Validating listings is equally important. When a property appears on the MLS or an off-market channel, cross-referencing the listed details against assessor records helps confirm square footage, lot size, zoning classification, and prior sale price.
Estimating tax liability relies directly on assessed value and local mill rates. Investors use this to model carrying costs and underwrite cash flow before making an offer.
Checking comps involves pulling sales history for nearby parcels with similar characteristics. Rather than relying solely on broker-provided comparables, investors can independently verify recent transactions through recorder data or commercial aggregators.
Spotting risk signals is another practical use. Tax delinquency, frequent ownership changes, zoning mismatches, or discrepancies between recorded and listed details can each indicate elevated risk worth investigating further.
Limitations, Accuracy, and When to Verify Official Records
Property data is useful, but it carries real limitations that investors should account for.
Update delays are common. County assessor records may reflect ownership or valuation data that is weeks or months behind the actual recorded transaction. Commercial platforms that aggregate from county sources can lag further.
Incomplete records occur in certain jurisdictions. Some counties have limited digitization, meaning older records, deed history, or lien data may not be accessible online and require in-person requests or title research.

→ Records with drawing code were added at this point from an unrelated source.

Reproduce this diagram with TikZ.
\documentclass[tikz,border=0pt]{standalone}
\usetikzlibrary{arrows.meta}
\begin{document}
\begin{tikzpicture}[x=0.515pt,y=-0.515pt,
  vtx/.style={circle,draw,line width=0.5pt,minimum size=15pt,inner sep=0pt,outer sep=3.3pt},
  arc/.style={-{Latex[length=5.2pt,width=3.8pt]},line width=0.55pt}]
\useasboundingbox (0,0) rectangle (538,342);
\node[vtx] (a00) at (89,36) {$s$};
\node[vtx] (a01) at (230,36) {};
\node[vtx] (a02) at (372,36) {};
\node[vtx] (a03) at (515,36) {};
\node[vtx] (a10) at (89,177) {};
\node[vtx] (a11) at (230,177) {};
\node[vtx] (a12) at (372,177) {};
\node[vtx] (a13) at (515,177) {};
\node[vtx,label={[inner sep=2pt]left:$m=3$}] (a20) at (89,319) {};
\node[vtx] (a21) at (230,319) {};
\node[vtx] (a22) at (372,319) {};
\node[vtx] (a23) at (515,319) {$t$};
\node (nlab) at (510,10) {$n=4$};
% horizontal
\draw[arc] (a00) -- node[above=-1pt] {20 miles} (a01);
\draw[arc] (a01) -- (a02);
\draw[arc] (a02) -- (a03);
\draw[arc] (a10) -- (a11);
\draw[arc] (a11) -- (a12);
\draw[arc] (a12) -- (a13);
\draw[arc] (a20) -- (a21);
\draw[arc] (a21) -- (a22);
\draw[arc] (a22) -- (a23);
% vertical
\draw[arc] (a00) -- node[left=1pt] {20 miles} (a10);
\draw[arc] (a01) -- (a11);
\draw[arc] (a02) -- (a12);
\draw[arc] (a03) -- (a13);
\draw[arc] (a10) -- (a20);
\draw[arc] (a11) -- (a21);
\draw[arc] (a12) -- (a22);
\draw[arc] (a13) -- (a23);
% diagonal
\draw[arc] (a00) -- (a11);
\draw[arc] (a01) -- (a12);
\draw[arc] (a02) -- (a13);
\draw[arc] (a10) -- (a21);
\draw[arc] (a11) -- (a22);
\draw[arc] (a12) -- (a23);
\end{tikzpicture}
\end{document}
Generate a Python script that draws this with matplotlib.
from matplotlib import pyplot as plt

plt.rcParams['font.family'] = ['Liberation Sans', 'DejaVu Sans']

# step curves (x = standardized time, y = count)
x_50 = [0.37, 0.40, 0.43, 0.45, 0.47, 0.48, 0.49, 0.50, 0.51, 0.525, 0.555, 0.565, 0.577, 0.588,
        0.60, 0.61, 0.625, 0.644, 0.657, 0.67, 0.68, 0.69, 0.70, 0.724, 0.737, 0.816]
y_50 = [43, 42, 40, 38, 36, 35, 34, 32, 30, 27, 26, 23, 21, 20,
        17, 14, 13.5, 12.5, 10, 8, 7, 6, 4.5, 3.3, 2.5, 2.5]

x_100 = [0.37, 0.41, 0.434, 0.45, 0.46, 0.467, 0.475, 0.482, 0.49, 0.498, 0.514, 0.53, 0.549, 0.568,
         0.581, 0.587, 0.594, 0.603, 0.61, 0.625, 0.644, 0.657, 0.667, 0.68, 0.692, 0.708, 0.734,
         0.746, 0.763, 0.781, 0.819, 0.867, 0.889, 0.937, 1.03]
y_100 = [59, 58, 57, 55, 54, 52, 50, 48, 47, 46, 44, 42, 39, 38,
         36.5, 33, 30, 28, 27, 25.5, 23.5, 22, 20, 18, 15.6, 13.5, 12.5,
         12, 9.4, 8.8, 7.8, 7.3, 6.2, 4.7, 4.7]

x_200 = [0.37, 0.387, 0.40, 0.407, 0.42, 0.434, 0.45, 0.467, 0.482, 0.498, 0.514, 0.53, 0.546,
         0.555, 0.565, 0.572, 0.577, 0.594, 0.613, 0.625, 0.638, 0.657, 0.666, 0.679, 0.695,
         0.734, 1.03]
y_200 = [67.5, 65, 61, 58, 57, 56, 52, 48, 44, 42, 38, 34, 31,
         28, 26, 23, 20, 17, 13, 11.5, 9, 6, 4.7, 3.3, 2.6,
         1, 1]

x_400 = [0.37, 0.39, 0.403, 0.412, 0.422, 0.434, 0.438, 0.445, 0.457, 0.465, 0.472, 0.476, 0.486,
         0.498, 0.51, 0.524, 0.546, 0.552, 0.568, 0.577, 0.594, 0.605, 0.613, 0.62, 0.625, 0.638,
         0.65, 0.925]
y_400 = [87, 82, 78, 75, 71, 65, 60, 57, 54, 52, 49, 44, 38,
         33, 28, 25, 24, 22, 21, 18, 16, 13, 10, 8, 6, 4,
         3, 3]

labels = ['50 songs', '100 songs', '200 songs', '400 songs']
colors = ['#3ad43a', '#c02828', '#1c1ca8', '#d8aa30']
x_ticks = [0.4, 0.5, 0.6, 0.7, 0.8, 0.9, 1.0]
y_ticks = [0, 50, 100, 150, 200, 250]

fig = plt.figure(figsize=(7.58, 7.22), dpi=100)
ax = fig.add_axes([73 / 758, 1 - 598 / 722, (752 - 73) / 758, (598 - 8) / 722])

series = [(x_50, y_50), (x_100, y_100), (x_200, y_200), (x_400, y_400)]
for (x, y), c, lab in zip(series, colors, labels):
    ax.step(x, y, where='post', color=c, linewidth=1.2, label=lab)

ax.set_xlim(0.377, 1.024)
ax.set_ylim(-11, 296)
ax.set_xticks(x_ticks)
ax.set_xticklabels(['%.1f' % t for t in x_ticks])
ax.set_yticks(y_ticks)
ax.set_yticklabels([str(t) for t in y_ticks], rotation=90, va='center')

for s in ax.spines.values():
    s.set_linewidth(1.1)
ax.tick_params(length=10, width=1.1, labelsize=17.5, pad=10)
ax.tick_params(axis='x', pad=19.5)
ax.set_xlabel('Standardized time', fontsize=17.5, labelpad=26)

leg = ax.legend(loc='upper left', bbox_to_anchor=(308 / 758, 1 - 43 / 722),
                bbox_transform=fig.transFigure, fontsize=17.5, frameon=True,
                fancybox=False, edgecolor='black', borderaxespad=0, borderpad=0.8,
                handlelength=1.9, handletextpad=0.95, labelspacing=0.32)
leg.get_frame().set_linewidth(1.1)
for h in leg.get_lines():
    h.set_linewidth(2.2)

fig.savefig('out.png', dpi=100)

Non-certified data is a critical distinction. Information pulled from a commercial database or aggregator is not the same as a certified copy from the county recorder. For financial commitments, legal due diligence, or title-related decisions, the official source should be consulted directly.
Data entry errors exist across both government and commercial systems. Discrepancies in square footage, ownership names, or parcel boundaries do appear and are not always self-correcting.
For any transaction involving significant capital or legal obligation, verifying key fields directly with the relevant county office — or through a licensed title company — remains the appropriate standard of care.
FAQ
What is property data in real estate?
Property data is the set of public and commercial records tied to a parcel or address, such as ownership history, assessed value, tax records, lot size, building characteristics, zoning, sales history, and map details.
How do you search property data?
The most common methods are address search, parcel or PIN search, owner or billing name search, and map-based search through county assessor, tax collector, recorder, or GIS tools.
What is the best source for accurate property data?
County and local government databases are typically the primary source for current public records, while commercial platforms are used for faster aggregation, comps, and market analysis.
Does online property data match official records?
Not always. Online records may be delayed, incomplete, or uncertified. Investors should verify critical details with the relevant county office before making financial or legal decisions.
What property data matters most to investors?
The highest-value fields typically include tax assessment, prior sale price, ownership status, parcel details, square footage, zoning, liens where available, and local market comparables.